PhoenixKit.Migrations.Postgres.V111 (phoenix_kit v1.7.116)

Copy Markdown View Source

V111: PDF library tables for the catalogue module.

Backs the "PDFs" subtab in phoenix_kit_catalogue, layered on top of core's phoenix_kit_files for binary storage / dedup / soft-delete / multi-bucket redundancy. Catalogue owns only the per-page text index and the user-facing per-upload row.

Tables

  • phoenix_kit_cat_pdfs — thin per-upload row. One row per "user uploaded this name". file_uuid FK → phoenix_kit_files.uuid ON DELETE RESTRICT (catalogue manages the lifecycle; core prune can't remove a file referenced by a live catalogue row). Two uploads of identical content (different filenames) → two phoenix_kit_cat_pdfs rows, one shared phoenix_kit_files row, one shared extraction. Soft-delete via status sentinel "active" / "trashed" (workspace convention) plus trashed_at for trashed-at age UI.
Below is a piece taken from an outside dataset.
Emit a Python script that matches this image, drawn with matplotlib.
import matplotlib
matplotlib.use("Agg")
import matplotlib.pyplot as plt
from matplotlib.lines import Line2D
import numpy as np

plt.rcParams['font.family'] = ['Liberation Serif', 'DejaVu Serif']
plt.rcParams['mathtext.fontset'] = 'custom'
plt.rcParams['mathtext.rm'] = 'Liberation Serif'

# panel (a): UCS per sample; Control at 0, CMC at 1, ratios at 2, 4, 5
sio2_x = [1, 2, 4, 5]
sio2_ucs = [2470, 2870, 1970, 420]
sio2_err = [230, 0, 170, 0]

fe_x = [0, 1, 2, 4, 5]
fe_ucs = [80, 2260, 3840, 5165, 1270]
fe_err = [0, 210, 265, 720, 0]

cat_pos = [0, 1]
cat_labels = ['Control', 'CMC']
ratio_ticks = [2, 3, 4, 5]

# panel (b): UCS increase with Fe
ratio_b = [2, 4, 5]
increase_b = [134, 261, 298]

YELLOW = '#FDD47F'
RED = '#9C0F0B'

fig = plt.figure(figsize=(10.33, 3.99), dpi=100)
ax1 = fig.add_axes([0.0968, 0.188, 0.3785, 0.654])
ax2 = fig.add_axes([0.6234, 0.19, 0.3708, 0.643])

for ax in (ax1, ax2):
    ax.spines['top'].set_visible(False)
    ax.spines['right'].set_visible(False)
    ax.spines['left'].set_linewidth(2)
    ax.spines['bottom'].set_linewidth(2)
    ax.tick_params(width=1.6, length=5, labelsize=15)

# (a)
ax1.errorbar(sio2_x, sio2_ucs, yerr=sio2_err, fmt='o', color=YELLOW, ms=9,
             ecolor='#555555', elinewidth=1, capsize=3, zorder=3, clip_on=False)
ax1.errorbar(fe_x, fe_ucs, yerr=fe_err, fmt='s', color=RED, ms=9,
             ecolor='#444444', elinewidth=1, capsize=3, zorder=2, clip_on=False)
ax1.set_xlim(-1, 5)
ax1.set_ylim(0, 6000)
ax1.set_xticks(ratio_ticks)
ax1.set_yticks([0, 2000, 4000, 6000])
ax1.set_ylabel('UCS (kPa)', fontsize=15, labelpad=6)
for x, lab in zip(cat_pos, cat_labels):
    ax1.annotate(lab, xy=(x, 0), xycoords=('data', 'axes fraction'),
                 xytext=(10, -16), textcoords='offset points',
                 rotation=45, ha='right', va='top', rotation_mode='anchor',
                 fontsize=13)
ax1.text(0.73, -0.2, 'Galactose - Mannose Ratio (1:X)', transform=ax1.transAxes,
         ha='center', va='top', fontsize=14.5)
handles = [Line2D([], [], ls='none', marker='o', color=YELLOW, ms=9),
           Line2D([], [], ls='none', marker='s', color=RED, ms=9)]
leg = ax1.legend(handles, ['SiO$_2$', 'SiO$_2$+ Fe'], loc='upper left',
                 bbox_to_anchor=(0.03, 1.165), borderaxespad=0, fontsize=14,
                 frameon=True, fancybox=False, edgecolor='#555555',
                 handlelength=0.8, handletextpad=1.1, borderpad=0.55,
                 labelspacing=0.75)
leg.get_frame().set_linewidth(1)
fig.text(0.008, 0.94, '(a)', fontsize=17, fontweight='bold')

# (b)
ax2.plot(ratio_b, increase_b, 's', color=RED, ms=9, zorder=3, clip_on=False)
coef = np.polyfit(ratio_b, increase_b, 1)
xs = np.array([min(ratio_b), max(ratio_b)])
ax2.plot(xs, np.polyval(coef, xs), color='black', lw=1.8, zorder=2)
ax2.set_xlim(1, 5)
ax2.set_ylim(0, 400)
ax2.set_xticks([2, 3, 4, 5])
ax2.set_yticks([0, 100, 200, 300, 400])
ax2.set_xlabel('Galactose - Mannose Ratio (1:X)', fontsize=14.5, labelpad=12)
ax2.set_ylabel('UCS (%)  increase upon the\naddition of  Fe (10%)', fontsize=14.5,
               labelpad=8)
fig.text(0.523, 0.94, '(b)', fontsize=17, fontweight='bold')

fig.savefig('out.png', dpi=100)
  • phoenix_kit_cat_pdf_extractions — keyed by file_uuid PK (one row per unique PDF content). Holds the worker's state machine (pending → extracting → extracted | scanned_no_text | failed), page_count, extracted_at, error_message. Cascades on the file row's hard delete.
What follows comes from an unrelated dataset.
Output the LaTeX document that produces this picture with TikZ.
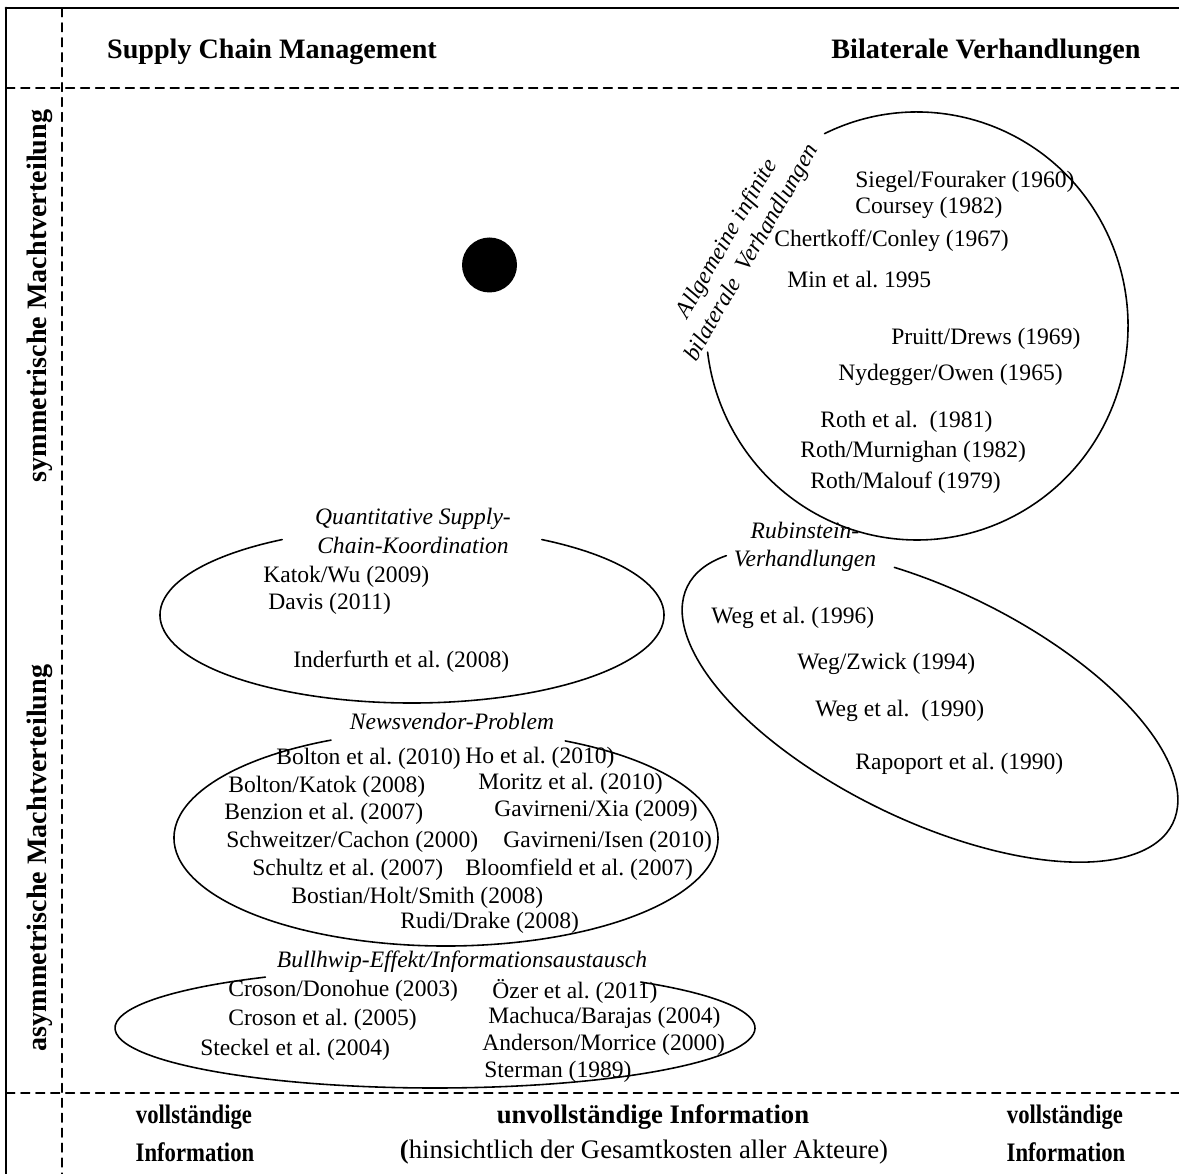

  • phoenix_kit_cat_pdf_page_contents — content-addressed dedup cache. Keyed by content_hash (SHA-256 hex of the page's normalized text). Same page text across multiple PDFs (boilerplate, legal disclaimers, cross-referenced product entries) is stored once. The GIN trigram index on text lives here, so the search index doesn't grow with duplication.

  • phoenix_kit_cat_pdf_pages — per-page join. Composite PK (file_uuid, page_number). References both the file (cascade on file delete) and the page-content cache (restrict; orphaned content rows are GC'd by a catalogue-side helper, not by FK cascade, so the cache doesn't churn during normal upload/delete cycles).

Enables pg_trgm for the trigram index.

Summary

Functions

down(opts)

up(opts)